Task requirements: Drop the pictures, then extract the listing word for word.

Supplied information:
<<<<
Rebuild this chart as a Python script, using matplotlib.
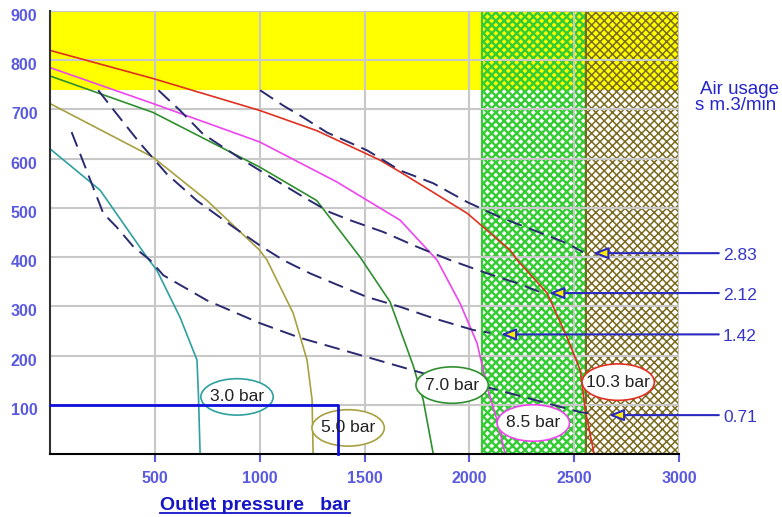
import matplotlib
matplotlib.use('Agg')
import matplotlib.pyplot as plt
from matplotlib.patches import Ellipse
from matplotlib.lines import Line2D
from matplotlib.transforms import IdentityTransform, ScaledTranslation

plt.rcParams['font.family'] = ['Liberation Sans', 'DejaVu Sans']
plt.rcParams['hatch.linewidth'] = 1.2

# outlet-pressure curves (one per supply pressure)
bar_labels = ['3.0 bar', '5.0 bar', '7.0 bar', '8.5 bar', '10.3 bar']
bar_colors = ['#2fa0a0', '#a8a040', '#2f8f2f', '#ee44ee', '#e03020']
bar_x = [
    [0, 239, 462, 510, 620, 701, 708, 716],
    [0, 491, 749, 1000, 1035, 1160, 1226, 1250, 1255],
    [0, 491, 1000, 1272, 1479, 1622, 1732, 1780, 1828],
    [0, 491, 1000, 1367, 1670, 1846, 1956, 2037, 2085, 2132, 2171],
    [0, 490, 1000, 1272, 1574, 1670, 1990, 2195, 2228, 2371, 2466, 2529, 2553, 2595],
]
bar_y = [
    [620, 536, 400, 373, 278, 191, 120, 0],
    [712, 603, 515, 414, 394, 286, 191, 110, 0],
    [768, 694, 583, 515, 400, 309, 180, 110, 0],
    [785, 712, 634, 553, 475, 394, 306, 225, 136, 69, 0],
    [820, 763, 698, 657, 597, 573, 489, 414, 394, 327, 237, 170, 89, 0],
]
# ellipse label centres
bar_lab_x = [892, 1422, 1918, 2305, 2710]
bar_lab_y = [116, 53, 140, 63, 146]

# air usage lines (dashed)
air_labels = ['2.83', '2.12', '1.42', '0.71']
air_x = [
    [1002, 1112, 1207, 1322, 1512, 1670, 1828, 1989, 2147, 2305, 2466, 2543],
    [517, 620, 730, 827, 906, 1050, 1209, 1336, 1431, 1590, 1750, 1908, 2085, 2228, 2338],
    [230, 318, 430, 557, 700, 875, 1000, 1112, 1240, 1352, 1512, 1670, 1828, 2018, 2100],
    [103, 159, 254, 318, 398, 477, 541, 749, 1000, 1193, 1512, 1780, 2100, 2529, 2600],
]
air_y = [
    [739, 708, 684, 653, 617, 576, 550, 512, 481, 455, 428, 410],
    [739, 698, 650, 623, 601, 563, 522, 491, 475, 451, 421, 394, 367, 347, 329],
    [739, 691, 631, 569, 515, 461, 424, 394, 367, 347, 319, 299, 276, 252, 246],
    [654, 593, 489, 461, 421, 394, 363, 312, 266, 236, 197, 164, 134, 85, 81],
]
air_tip_x = [2590, 2380, 2150, 2665]
air_tip_y = [408, 327, 243, 79]

fig = plt.figure(figsize=(7.82, 5.17), dpi=100)
ax = fig.add_axes([50 / 782, 63 / 517, 629 / 782, 443 / 517])

# background zones
ax.axhspan(740, 900, color='#ffff00', lw=0, zorder=0.2)
green_zone = ax.axvspan(2060, 2555, fc='none', ec='#33cc33', hatch='xxxx', lw=1.5, zorder=0.3)
olive_zone = ax.axvspan(2555, 3000, fc='none', ec='#7a6a20', hatch='xxxx', lw=1.5, zorder=0.3)
if hasattr(green_zone, 'set_hatch_linewidth'):
    green_zone.set_hatch_linewidth(1.7)
    olive_zone.set_hatch_linewidth(1.1)

for xs, ys, c in zip(bar_x, bar_y, bar_colors):
    ax.plot(xs, ys, color=c, lw=1.2, zorder=2)

for xs, ys in zip(air_x, air_y):
    ax.plot(xs, ys, color='#2a2a70', lw=1.4, ls=(0, (8, 4)), zorder=2)

for lab, tx, ty in zip(air_labels, air_tip_x, air_tip_y):
    ax.annotate('', xy=(tx, ty), xytext=(3190, ty), annotation_clip=False,
                arrowprops=dict(arrowstyle='-|>,head_length=0.9,head_width=0.35',
                                fc='#ffee00', ec='#2a2ac0', lw=1.5, shrinkA=0, shrinkB=0))
    ax.text(3210, ty - 4, lab, color='#3535cc', fontsize=12.5, va='center', ha='left',
            clip_on=False)

for lab, c, lx, ly in zip(bar_labels, bar_colors, bar_lab_x, bar_lab_y):
    ax.add_patch(Ellipse((lx, ly), 345, 74, fc='white', ec=c, lw=1.2, zorder=3))
    ax.text(lx, ly, lab, fontsize=12.5, color='#222222', ha='center', va='center', zorder=4)

# blue marker box
ax.plot([0, 1372, 1372], [100, 100, 0], color='#1010dd', lw=2, zorder=3, clip_on=False)

ax.set_xlim(0, 3000)
ax.set_ylim(0, 900)
ax.set_xticks([500, 1000, 1500, 2000, 2500, 3000])
ax.set_yticks([100, 200, 300, 400, 500, 600, 700, 800, 900])
ax.grid(True, color='#c8c8c8', lw=1.5)
ax.set_axisbelow(True)
ax.tick_params(axis='x', colors='#5a5ae0', length=6, width=1.5, labelsize=11.5, pad=6)
ax.tick_params(axis='y', colors='#5a5ae0', length=0, labelsize=11.5, pad=9)
shift = ScaledTranslation(0, -4 / 100, fig.dpi_scale_trans)
for lbl in ax.get_xticklabels():
    lbl.set_fontweight('bold')
for lbl in ax.get_yticklabels():
    lbl.set_fontweight('bold')
    lbl.set_transform(lbl.get_transform() + shift)
ax.spines['top'].set_visible(False)
ax.spines['right'].set_visible(False)
ax.spines['left'].set_color('#303030')
ax.spines['bottom'].set_color('#000000')
ax.spines['left'].set_linewidth(1.5)
ax.spines['bottom'].set_linewidth(1.5)

fig.text(700 / 782, 1 - 89 / 517, 'Air usage', ha='left', va='center',
         fontsize=13.5, color='#2525cc')
fig.text(695 / 782, 1 - 105 / 517, 's m.3/min', ha='left', va='center',
         fontsize=13.5, color='#2525cc')

xl = fig.text(255 / 782, 1 - 505 / 517, 'Outlet pressure   bar', ha='center', va='center',
              fontsize=14, fontweight='bold', color='#1515c8')
fig.canvas.draw()
bb = xl.get_window_extent()
fig.add_artist(Line2D([bb.x0, bb.x1], [bb.y0 + 1, bb.y0 + 1], transform=IdentityTransform(),
                      color='#1515c8', lw=1.3))

fig.savefig('out.png', dpi=100)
>>>>
Answer for the task:
Rebuild this chart as a Python script, using matplotlib.
import matplotlib
matplotlib.use('Agg')
import matplotlib.pyplot as plt
from matplotlib.patches import Ellipse
from matplotlib.lines import Line2D
from matplotlib.transforms import IdentityTransform, ScaledTranslation

plt.rcParams['font.family'] = ['Liberation Sans', 'DejaVu Sans']
plt.rcParams['hatch.linewidth'] = 1.2

# outlet-pressure curves (one per supply pressure)
bar_labels = ['3.0 bar', '5.0 bar', '7.0 bar', '8.5 bar', '10.3 bar']
bar_colors = ['#2fa0a0', '#a8a040', '#2f8f2f', '#ee44ee', '#e03020']
bar_x = [
    [0, 239, 462, 510, 620, 701, 708, 716],
    [0, 491, 749, 1000, 1035, 1160, 1226, 1250, 1255],
    [0, 491, 1000, 1272, 1479, 1622, 1732, 1780, 1828],
    [0, 491, 1000, 1367, 1670, 1846, 1956, 2037, 2085, 2132, 2171],
    [0, 490, 1000, 1272, 1574, 1670, 1990, 2195, 2228, 2371, 2466, 2529, 2553, 2595],
]
bar_y = [
    [620, 536, 400, 373, 278, 191, 120, 0],
    [712, 603, 515, 414, 394, 286, 191, 110, 0],
    [768, 694, 583, 515, 400, 309, 180, 110, 0],
    [785, 712, 634, 553, 475, 394, 306, 225, 136, 69, 0],
    [820, 763, 698, 657, 597, 573, 489, 414, 394, 327, 237, 170, 89, 0],
]
# ellipse label centres
bar_lab_x = [892, 1422, 1918, 2305, 2710]
bar_lab_y = [116, 53, 140, 63, 146]

# air usage lines (dashed)
air_labels = ['2.83', '2.12', '1.42', '0.71']
air_x = [
    [1002, 1112, 1207, 1322, 1512, 1670, 1828, 1989, 2147, 2305, 2466, 2543],
    [517, 620, 730, 827, 906, 1050, 1209, 1336, 1431, 1590, 1750, 1908, 2085, 2228, 2338],
    [230, 318, 430, 557, 700, 875, 1000, 1112, 1240, 1352, 1512, 1670, 1828, 2018, 2100],
    [103, 159, 254, 318, 398, 477, 541, 749, 1000, 1193, 1512, 1780, 2100, 2529, 2600],
]
air_y = [
    [739, 708, 684, 653, 617, 576, 550, 512, 481, 455, 428, 410],
    [739, 698, 650, 623, 601, 563, 522, 491, 475, 451, 421, 394, 367, 347, 329],
    [739, 691, 631, 569, 515, 461, 424, 394, 367, 347, 319, 299, 276, 252, 246],
    [654, 593, 489, 461, 421, 394, 363, 312, 266, 236, 197, 164, 134, 85, 81],
]
air_tip_x = [2590, 2380, 2150, 2665]
air_tip_y = [408, 327, 243, 79]

fig = plt.figure(figsize=(7.82, 5.17), dpi=100)
ax = fig.add_axes([50 / 782, 63 / 517, 629 / 782, 443 / 517])

# background zones
ax.axhspan(740, 900, color='#ffff00', lw=0, zorder=0.2)
green_zone = ax.axvspan(2060, 2555, fc='none', ec='#33cc33', hatch='xxxx', lw=1.5, zorder=0.3)
olive_zone = ax.axvspan(2555, 3000, fc='none', ec='#7a6a20', hatch='xxxx', lw=1.5, zorder=0.3)
if hasattr(green_zone, 'set_hatch_linewidth'):
    green_zone.set_hatch_linewidth(1.7)
    olive_zone.set_hatch_linewidth(1.1)

for xs, ys, c in zip(bar_x, bar_y, bar_colors):
    ax.plot(xs, ys, color=c, lw=1.2, zorder=2)

for xs, ys in zip(air_x, air_y):
    ax.plot(xs, ys, color='#2a2a70', lw=1.4, ls=(0, (8, 4)), zorder=2)

for lab, tx, ty in zip(air_labels, air_tip_x, air_tip_y):
    ax.annotate('', xy=(tx, ty), xytext=(3190, ty), annotation_clip=False,
                arrowprops=dict(arrowstyle='-|>,head_length=0.9,head_width=0.35',
                                fc='#ffee00', ec='#2a2ac0', lw=1.5, shrinkA=0, shrinkB=0))
    ax.text(3210, ty - 4, lab, color='#3535cc', fontsize=12.5, va='center', ha='left',
            clip_on=False)

for lab, c, lx, ly in zip(bar_labels, bar_colors, bar_lab_x, bar_lab_y):
    ax.add_patch(Ellipse((lx, ly), 345, 74, fc='white', ec=c, lw=1.2, zorder=3))
    ax.text(lx, ly, lab, fontsize=12.5, color='#222222', ha='center', va='center', zorder=4)

# blue marker box
ax.plot([0, 1372, 1372], [100, 100, 0], color='#1010dd', lw=2, zorder=3, clip_on=False)

ax.set_xlim(0, 3000)
ax.set_ylim(0, 900)
ax.set_xticks([500, 1000, 1500, 2000, 2500, 3000])
ax.set_yticks([100, 200, 300, 400, 500, 600, 700, 800, 900])
ax.grid(True, color='#c8c8c8', lw=1.5)
ax.set_axisbelow(True)
ax.tick_params(axis='x', colors='#5a5ae0', length=6, width=1.5, labelsize=11.5, pad=6)
ax.tick_params(axis='y', colors='#5a5ae0', length=0, labelsize=11.5, pad=9)
shift = ScaledTranslation(0, -4 / 100, fig.dpi_scale_trans)
for lbl in ax.get_xticklabels():
    lbl.set_fontweight('bold')
for lbl in ax.get_yticklabels():
    lbl.set_fontweight('bold')
    lbl.set_transform(lbl.get_transform() + shift)
ax.spines['top'].set_visible(False)
ax.spines['right'].set_visible(False)
ax.spines['left'].set_color('#303030')
ax.spines['bottom'].set_color('#000000')
ax.spines['left'].set_linewidth(1.5)
ax.spines['bottom'].set_linewidth(1.5)

fig.text(700 / 782, 1 - 89 / 517, 'Air usage', ha='left', va='center',
         fontsize=13.5, color='#2525cc')
fig.text(695 / 782, 1 - 105 / 517, 's m.3/min', ha='left', va='center',
         fontsize=13.5, color='#2525cc')

xl = fig.text(255 / 782, 1 - 505 / 517, 'Outlet pressure   bar', ha='center', va='center',
              fontsize=14, fontweight='bold', color='#1515c8')
fig.canvas.draw()
bb = xl.get_window_extent()
fig.add_artist(Line2D([bb.x0, bb.x1], [bb.y0 + 1, bb.y0 + 1], transform=IdentityTransform(),
                      color='#1515c8', lw=1.3))

fig.savefig('out.png', dpi=100)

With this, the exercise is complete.